First Order Linear Differential Equation

[Prof. 27]

Homework Statement

dv/dt = 9.8 - 0.196v
Set in correct form:
dv/dt + 0.196v = 9.8
Since p(t) = 0.196, u(t) the integration factor is given by:
u(t) = e^{∫0.196 dt}
Multiply each term by u(t) and rearrange:
(e^{∫0.196 dt})(dv/dt) + (0.196)(e^{∫0.196 dt})(v) = (9.8)(e^{∫0.196 dt})
From now on we will set e^{∫0.196 dt} equal to D and leave it at that.
Here's where I no longer understand it. We take into consideration the product rule:
(f(x)*f(y))' = f'(x)f'(y) + f(x)f'(y)
Pauls' Online Notes gets:
(D*v)' = 9.8D

My question is, where did the 0.196 go? I don't see how he's justified in making p(t) just disappear.

Homework Equations

(f(x)*f(y))' = f'(x)f'(y) + f(x)f'(y)

The Attempt at a Solution

My Father who was a math major 30 years ago but went into business and has forgotten a lot
http://tutorial.math.lamar.edu/Classes/DE/Linear.aspx

 

[Mark44]

Homework Statement

dv/dt = 9.8 - 0.196v
Set in correct form:
dv/dt + 0.196v = 9.8
Since p(t) = 0.196, u(t) the integration factor is given by:
u(t) = e^{∫0.196 dt}

The right side should be simplified by carrying out the integration. What do you get?

Multiply each term by u(t) and rearrange:
(e^{∫0.196 dt})(dv/dt) + (0.196)(e^{∫0.196 dt})(v) = (9.8)(e^{∫0.196 dt})
From now on we will set e^{∫0.196 dt} equal to D and leave it at that.
Here's where I no longer understand it. We take into consideration the product rule:
(f(x)*f(y))' = f'(x)f'(y) + f(x)f'(y)

The part above makes no sense. f(x) and f(y) represent the same function, but with different variables. The prime (') represents differentiation, but with respect to which variable?

Pauls' Online Notes gets:
(D*v)' = 9.8D

Now this makes a little more sense. The idea with an integrating factor is to find a factor that can multiply both sides so that the left side looks like the derivative of a product. What you integrate, you then get just the product.

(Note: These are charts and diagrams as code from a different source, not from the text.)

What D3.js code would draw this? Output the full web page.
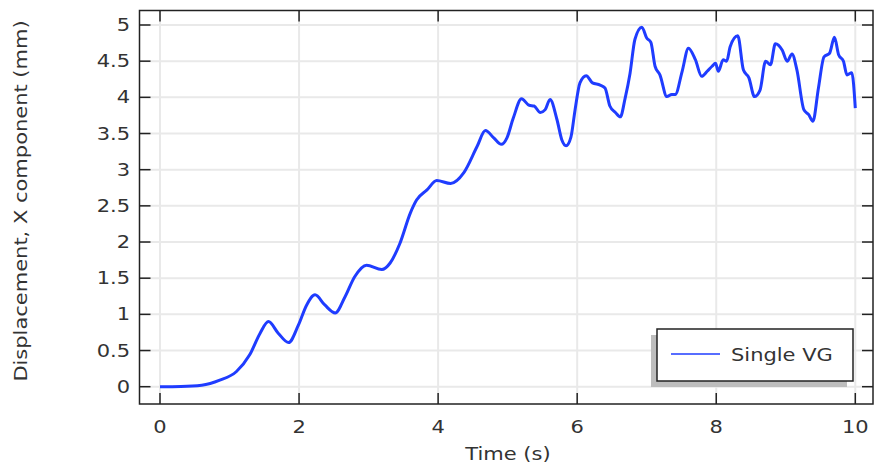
<!DOCTYPE html>
<html>
  <head>
    <script type="text/javascript" src="https://d3js.org/d3.v7.min.js"></script>
    <style>
      body { margin: 0; background: #fff; }
      text { font-family: "DejaVu Sans", sans-serif; fill: #333; font-size: 17.5px; }
    </style>
  </head>
  <body>
  </body>
  <script>

// time (s)
var time = [0, 0.3, 0.6, 0.86, 1.10, 1.29, 1.44, 1.56, 1.70, 1.85, 1.99, 2.11, 2.23, 2.37, 2.52, 2.66,
  2.80, 2.97, 3.19, 3.31, 3.45, 3.60, 3.69, 3.84, 3.98, 4.18, 4.37, 4.56, 4.68, 4.80, 4.91, 4.99,
  5.08, 5.20, 5.31, 5.38, 5.47, 5.54, 5.61, 5.71, 5.78, 5.84, 5.91, 5.97, 6.04, 6.13, 6.22, 6.33,
  6.40, 6.47, 6.55, 6.62, 6.69, 6.76, 6.83, 6.93, 7.00, 7.06, 7.12, 7.19, 7.29, 7.36, 7.41, 7.51,
  7.60, 7.70, 7.79, 7.87, 7.94, 7.99, 8.03, 8.10, 8.15, 8.20, 8.31, 8.39, 8.47, 8.55, 8.63, 8.71,
  8.78, 8.85, 8.95, 9.02, 9.09, 9.16, 9.26, 9.33, 9.39, 9.47, 9.55, 9.63, 9.70, 9.76, 9.83, 9.88,
  9.95, 10.0];

// displacement x (mm), single VG
var dispX = [0, 0.003, 0.02, 0.09, 0.21, 0.44, 0.74, 0.90, 0.74, 0.61, 0.85, 1.13, 1.27, 1.13, 1.02, 1.24,
  1.52, 1.68, 1.62, 1.71, 1.98, 2.40, 2.58, 2.72, 2.85, 2.81, 2.96, 3.32, 3.54, 3.44, 3.35, 3.44,
  3.71, 3.98, 3.89, 3.88, 3.79, 3.83, 3.97, 3.69, 3.41, 3.33, 3.45, 3.83, 4.20, 4.30, 4.20, 4.17,
  4.13, 3.88, 3.79, 3.73, 3.99, 4.33, 4.80, 4.97, 4.82, 4.76, 4.43, 4.31, 4.01, 4.04, 4.04, 4.36,
  4.68, 4.52, 4.29, 4.36, 4.43, 4.47, 4.36, 4.52, 4.50, 4.70, 4.85, 4.38, 4.27, 4.01, 4.10, 4.50,
  4.45, 4.74, 4.65, 4.50, 4.60, 4.38, 3.83, 3.76, 3.67, 4.13, 4.56, 4.61, 4.83, 4.59, 4.50, 4.31,
  4.34, 3.85];

var xTicks = [0, 2, 4, 6, 8, 10];
var yTicks = [0, 0.5, 1, 1.5, 2, 2.5, 3, 3.5, 4, 4.5, 5];
var seriesName = "Single VG";

var W = 874, H = 466;
var frame = {left: 139.5, right: 873, top: 10.5, bottom: 404};
var sx = 1.2; // text in the original is drawn wide

var x = d3.scaleLinear().domain([0, 10]).range([160, 855.3]);
var y = d3.scaleLinear().domain([0, 5]).range([386.7, 25]);

var svg = d3.select("body").append("svg").attr("width", W).attr("height", H);

// grid
svg.append("g").selectAll("line").data(xTicks).enter().append("line")
  .attr("x1", function(d){ return x(d); }).attr("x2", function(d){ return x(d); })
  .attr("y1", frame.top).attr("y2", frame.bottom)
  .attr("stroke", "#e9e9e9").attr("stroke-width", 2);
svg.append("g").selectAll("line").data(yTicks).enter().append("line")
  .attr("y1", function(d){ return y(d); }).attr("y2", function(d){ return y(d); })
  .attr("x1", frame.left).attr("x2", frame.right)
  .attr("stroke", "#e9e9e9").attr("stroke-width", 2);

// curve
var pts = time.map(function(t, i){ return [t, dispX[i]]; });
var line = d3.line()
  .x(function(d){ return x(d[0]); })
  .y(function(d){ return y(d[1]); })
  .curve(d3.curveMonotoneX);
svg.append("path").datum(pts).attr("d", line)
  .attr("fill", "none").attr("stroke", "#1f3cff").attr("stroke-width", 3)
  .attr("stroke-linejoin", "round");

// frame
svg.append("rect").attr("x", frame.left).attr("y", frame.top)
  .attr("width", frame.right - frame.left).attr("height", frame.bottom - frame.top)
  .attr("fill", "none").attr("stroke", "#222").attr("stroke-width", 1.5);

// inward ticks on all sides
var tl = 11;
var tk = svg.append("g").attr("stroke", "#222").attr("stroke-width", 1.5);
xTicks.forEach(function(d){
  tk.append("line").attr("x1", x(d)).attr("x2", x(d)).attr("y1", frame.bottom).attr("y2", frame.bottom - tl);
  tk.append("line").attr("x1", x(d)).attr("x2", x(d)).attr("y1", frame.top).attr("y2", frame.top + tl);
});
yTicks.forEach(function(d){
  tk.append("line").attr("y1", y(d)).attr("y2", y(d)).attr("x1", frame.left).attr("x2", frame.left + tl);
  tk.append("line").attr("y1", y(d)).attr("y2", y(d)).attr("x1", frame.right).attr("x2", frame.right - tl);
});

// tick labels
svg.append("g").selectAll("text").data(xTicks).enter().append("text")
  .attr("transform", function(d){ return "translate(" + x(d) + ",433) scale(" + sx + ",1)"; })
  .attr("text-anchor", "middle")
  .text(function(d){ return d; });
svg.append("g").selectAll("text").data(yTicks).enter().append("text")
  .attr("transform", function(d){ return "translate(130," + (y(d) + 6) + ") scale(" + sx + ",1)"; })
  .attr("text-anchor", "end")
  .text(function(d){ return d; });

// axis titles
svg.append("text").attr("transform", "translate(508,460) scale(" + sx + ",1)").attr("text-anchor", "middle")
  .text("Time (s)");
svg.append("text").attr("transform", "translate(27,201) rotate(-90) scale(" + sx + ",1)").attr("text-anchor", "middle")
  .text("Displacement, X component (mm)");

// legend
var lg = svg.append("g");
lg.append("rect").attr("x", 651).attr("y", 335).attr("width", 196).attr("height", 52).attr("fill", "#bdbdbd");
lg.append("rect").attr("x", 657).attr("y", 329).attr("width", 196).attr("height", 52)
  .attr("fill", "#fff").attr("stroke", "#222").attr("stroke-width", 1.5);
lg.append("line").attr("x1", 671).attr("x2", 720).attr("y1", 354).attr("y2", 354)
  .attr("stroke", "#1f3cff").attr("stroke-width", 1.5);
lg.append("text").attr("transform", "translate(731,361) scale(" + sx + ",1)").text(seriesName);

  </script>
</html>
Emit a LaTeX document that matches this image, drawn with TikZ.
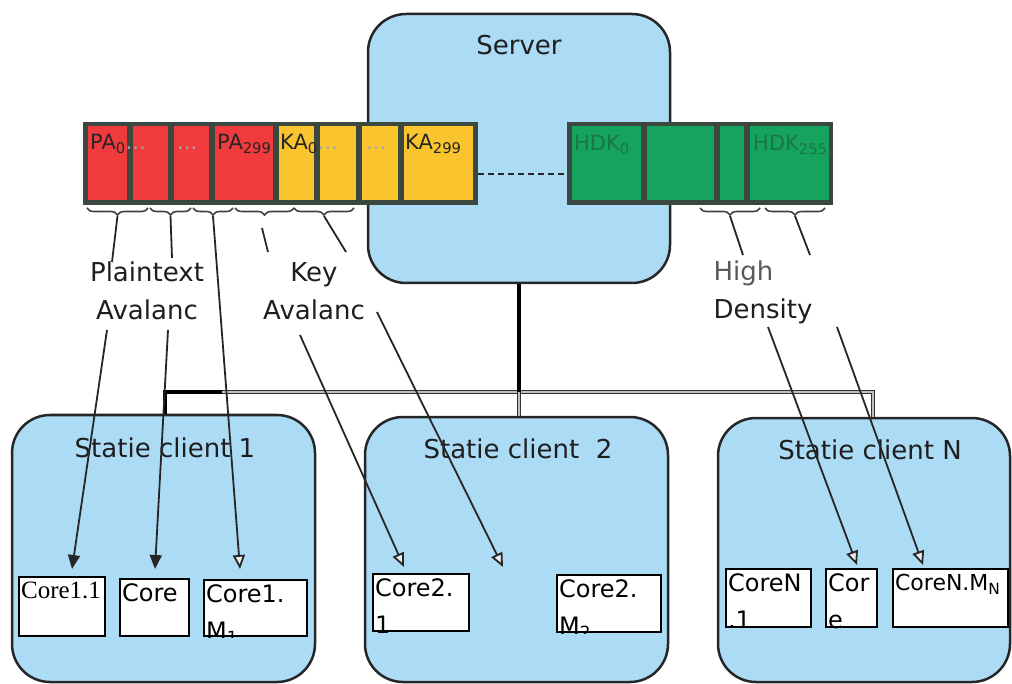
\documentclass[tikz,border=0pt]{standalone}
\usepackage{fontspec}
\setmainfont{DejaVu Sans}
\newfontfamily\serifcore{Liberation Serif}
\usetikzlibrary{arrows.meta,decorations.pathreplacing,fit}
\definecolor{boxblue}{RGB}{172,219,245}
\definecolor{pared}{RGB}{240,58,60}
\definecolor{kayellow}{RGB}{249,196,46}
\definecolor{hdgreen}{RGB}{22,163,94}
\definecolor{bardark}{RGB}{58,72,64}
\definecolor{hdtext}{RGB}{25,120,65}
\definecolor{lbltext}{RGB}{30,30,30}
\tikzset{
  station/.style={draw=black!85, line width=2.5pt, fill=boxblue, rounded corners=38pt, inner sep=0pt},
  title/.style={text=lbltext, font=\fontsize{26}{30}\selectfont},
  lbl/.style={text=lbltext, align=center, font=\fontsize{26}{38}\selectfont},
  barframe/.style={fill=bardark, inner sep=0pt},
  pacell/.style={fill=pared, inner sep=0pt},
  kacell/.style={fill=kayellow, inner sep=0pt},
  hdcell/.style={fill=hdgreen, inner sep=0pt},
  celltext/.style={anchor=west, inner sep=0pt, text=black!85, font=\fontsize{21}{24}\selectfont},
  faint/.style={text=black!35},
  bracest/.style={draw=black!75, line width=1.6pt, decorate, decoration={brace, mirror, amplitude=7pt}},
  feed/.style={draw=black!85, line width=1.8pt},
  solidarr/.style={feed, -{Triangle[length=14pt,width=12pt]}},
  openarr/.style={feed, -{Triangle[length=14pt,width=12pt,fill=black!8]}},
  busthick/.style={draw=black, line width=4pt},
  busdouble/.style={draw=black!80, line width=1pt, double=black!25, double distance=2.2pt},
  corebox/.style={draw=black, line width=2.2pt, fill=white, inner sep=0pt},
  coretext/.style={anchor=north west, align=left, inner xsep=3pt, inner ysep=6pt, font=\fontsize{24}{37}\selectfont},
}
\newcommand\mkcore[4]{%
  \node[corebox, fit={#2 #3}] (#1) {};
  \begin{scope}
    \clip (#1.south west) rectangle (#1.north east);
    \node[coretext] at (#1.north west) {#4};
  \end{scope}}
\begin{document}
\begin{tikzpicture}[x=1pt,y=-1pt]
\useasboundingbox[fill=white] (0,0) rectangle (1012,684);

% server
\node[station, fit={(368,14) (670,283)}] (server) {};
\node[title] (servertitle) at (519,45) {Server};

% red / yellow bar
\node[barframe, fit={(83,122) (478,205)}] (bar1) {};
\node[pacell, fit={(88,126) (127,200)}] (pa1) {};
\node[pacell, fit={(133,126) (168,200)}] (pa2) {};
\node[pacell, fit={(174,126) (209,200)}] (pa3) {};
\node[pacell, fit={(215,126) (273,200)}] (pa4) {};
\node[kacell, fit={(279,126) (314,200)}] (ka1) {};
\node[kacell, fit={(320,126) (356,200)}] (ka2) {};
\node[kacell, fit={(362,126) (398,200)}] (ka3) {};
\node[kacell, fit={(404,126) (473,200)}] (ka4) {};
\node[celltext] (t1) at (90,144) {PA\textsubscript{0}\textcolor{black!35}{...}};
\node[celltext, faint] (t2) at (177,148) {...};
\node[celltext] (t3) at (217,144) {PA\textsubscript{299}};
\node[celltext] (t4) at (280,144) {KA\textsubscript{0}\textcolor{black!35}{...}};
\node[celltext, faint] (t5) at (366,148) {...};
\node[celltext] (t6) at (405,144) {KA\textsubscript{299}};

% green bar
\node[barframe, fit={(567,122) (833,205)}] (bar2) {};
\node[hdcell, fit={(572,126) (641,200)}] (hd1) {};
\node[hdcell, fit={(647,126) (714,200)}] (hd2) {};
\node[hdcell, fit={(720,126) (744,200)}] (hd3) {};
\node[hdcell, fit={(750,126) (829,200)}] (hd4) {};
\node[celltext, text=hdtext] (t7) at (574,145) {HDK\textsubscript{0}};
\node[celltext, text=hdtext] (t8) at (753,145) {HDK\textsubscript{255}};

\draw[feed, line width=2pt, dash pattern=on 6pt off 4pt] (bar1.east |- 0,174) -- (bar2.west |- 0,174);

% braces
\draw[bracest] (87,208) -- (148,208);
\draw[bracest] (150,208) -- (191,208);
\draw[bracest] (193,208) -- (233,208);
\draw[bracest] (235,208) -- (294,208);
\draw[bracest] (294,208) -- (354,208);
\draw[bracest] (700,208) -- (760,208);
\draw[bracest] (765,208) -- (825,208);
\coordinate (b1) at (117.5,216);
\coordinate (b2) at (170.5,216);
\coordinate (b3) at (213,216);
\coordinate (b4) at (262,228);
\coordinate (b5) at (324,216);
\coordinate (b6) at (730,216);
\coordinate (b7) at (795,216);

% bus
\coordinate (busL) at (165,392);
\coordinate (busM) at (519,392);
\coordinate (busR) at (873,392);
\coordinate (busK) at (222,392);

% clients
\node[station, fit={(12,415) (315,682)}] (c1) {};
\node[station, fit={(365,417) (668,682)}] (c2) {};
\node[station, fit={(718,418) (1010,682)}] (cN) {};
\draw[busdouble] (busL) -- (busR) -- (busR |- cN.north);
\draw[busdouble] (busM) -- (busM |- c2.north);
\draw[busthick] (server.south) -- (busM);
\draw[busthick] (busK) -- (busL) -- (busL |- c1.north);

\node[title] (c1title) at (165,448) {Statie client 1};
\node[title] (c2title) at (518,449) {Statie client\ \ 2};
\node[title] (cNtitle) at (870,450) {Statie client N};

% cores
\mkcore{k11}{(19,577)}{(105,636)}{{\serifcore\fontsize{25}{37}\selectfont Core1.1}}
\mkcore{k12}{(120,579)}{(189,636)}{Core}
\mkcore{k13}{(204,580)}{(307,636)}{Core1.\\M\textsubscript{1}}
\mkcore{k21}{(373,574)}{(469,631)}{Core2.\\1}
\mkcore{k22}{(557,575)}{(661,632)}{Core2.\\M\textsubscript{2}}
\mkcore{kN1}{(726,569)}{(811,627)}{CoreN\\.1}
\mkcore{kN2}{(826,569)}{(877,627)}{Cor\\e}
\mkcore{kN3}{(893,569)}{(1008,627)}{\fontsize{22}{37}\selectfont CoreN.M\textsubscript{N}}

% labels
\node[lbl] (ptlbl) at (147,291) {Plaintext\\Avalanc};
\node[lbl] (kalbl) at (314,291) {Key\\Avalanc};
\node[lbl, align=left, anchor=west] (hdlbl) at (710,292) {\textcolor{black!65}{High}\\Density};

% connector points
\coordinate (s1) at (112,262);
\coordinate (s2) at (172,258);
\coordinate (s4) at (268,252);
\coordinate (s5) at (346,252);
\coordinate (s6) at (743,255);
\coordinate (s7) at (810,255);
\coordinate (r1) at (107,330);
\coordinate (r2) at (168,330);
\coordinate (r4) at (300,335);
\coordinate (r5) at (377,312);
\coordinate (r6) at (768,327);
\coordinate (r7) at (837,327);
\coordinate (e1) at (72,569);
\coordinate (e2) at (155,569);
\coordinate (e3) at (240,569);
\coordinate (e4) at (404,567);
\coordinate (e5) at (503,567);
\coordinate (e6) at (857,565);
\coordinate (e7) at (923,565);

\draw[feed] (b1) -- (s1);
\draw[feed] (b2) -- (s2);
\draw[feed] (b4) -- (s4);
\draw[feed] (b5) -- (s5);
\draw[feed] (b6) -- (s6);
\draw[feed] (b7) -- (s7);
\draw[solidarr] (r1) -- (e1);
\draw[solidarr] (r2) -- (e2);
\draw[openarr] (b3) -- (e3);
\draw[openarr] (r4) -- (e4);
\draw[openarr] (r5) -- (e5);
\draw[openarr] (r6) -- (e6);
\draw[openarr] (r7) -- (e7);
\end{tikzpicture}
\end{document}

My question is, where did the 0.196 go? I don't see how he's justified in making p(t) just disappear.

Homework Equations

(f(x)*f(y))' = f'(x)f'(y) + f(x)f'(y)

The Attempt at a Solution

My Father who was a math major 30 years ago but went into business and has forgotten a lot
http://tutorial.math.lamar.edu/Classes/DE/Linear.aspx

A simpler way to do this problem is to use separation. Rewrite the equation as
##\frac{dv}{9.8 - .196v} = dt##
Now integrate.

 

[paisiello2]

p(t) gets adsorbed into the integration factor u(t) when the product rule is invoked in step 3 of his solution method.

 

[Prof. 27]

"The part above makes no sense. f(x) and f(y) represent the same function, but with different variables. The prime (') represents differentiation, but with respect to which variable?"
Sorry, you're right. I should have put g(x) instead of f(y)

Thanks for the help guys, I think I get it now.

 

[Ray Vickson]

Homework Statement

dv/dt = 9.8 - 0.196v
Set in correct form:
dv/dt + 0.196v = 9.8
Since p(t) = 0.196, u(t) the integration factor is given by:
u(t) = e^{∫0.196 dt}
Multiply each term by u(t) and rearrange:
(e^{∫0.196 dt})(dv/dt) + (0.196)(e^{∫0.196 dt})(v) = (9.8)(e^{∫0.196 dt})
From now on we will set e^{∫0.196 dt} equal to D and leave it at that.
Here's where I no longer understand it. We take into consideration the product rule:
(f(x)*f(y))' = f'(x)f'(y) + f(x)f'(y)
Pauls' Online Notes gets:
(D*v)' = 9.8D

My question is, where did the 0.196 go? I don't see how he's justified in making p(t) just disappear.

Homework Equations

(f(x)*f(y))' = f'(x)f'(y) + f(x)f'(y)

The Attempt at a Solution

My Father who was a math major 30 years ago but went into business and has forgotten a lot
http://tutorial.math.lamar.edu/Classes/DE/Linear.aspx

It is much easier to keep track of things and to trace errors if you write the problem and solution symbolically first, then plug in numbers at the very end.

So, your DE has the form ##dv/dt = a - b v##, and it is just as easy to deal with this as with the version that uses explicit values ##a = 9.8## and ##b = 0.196## at the outset. Note that the RHS has the form ##-b(v - a/b)##, so you will get a simpler problem if you look at ##w = v - a/b## instead of ##v##.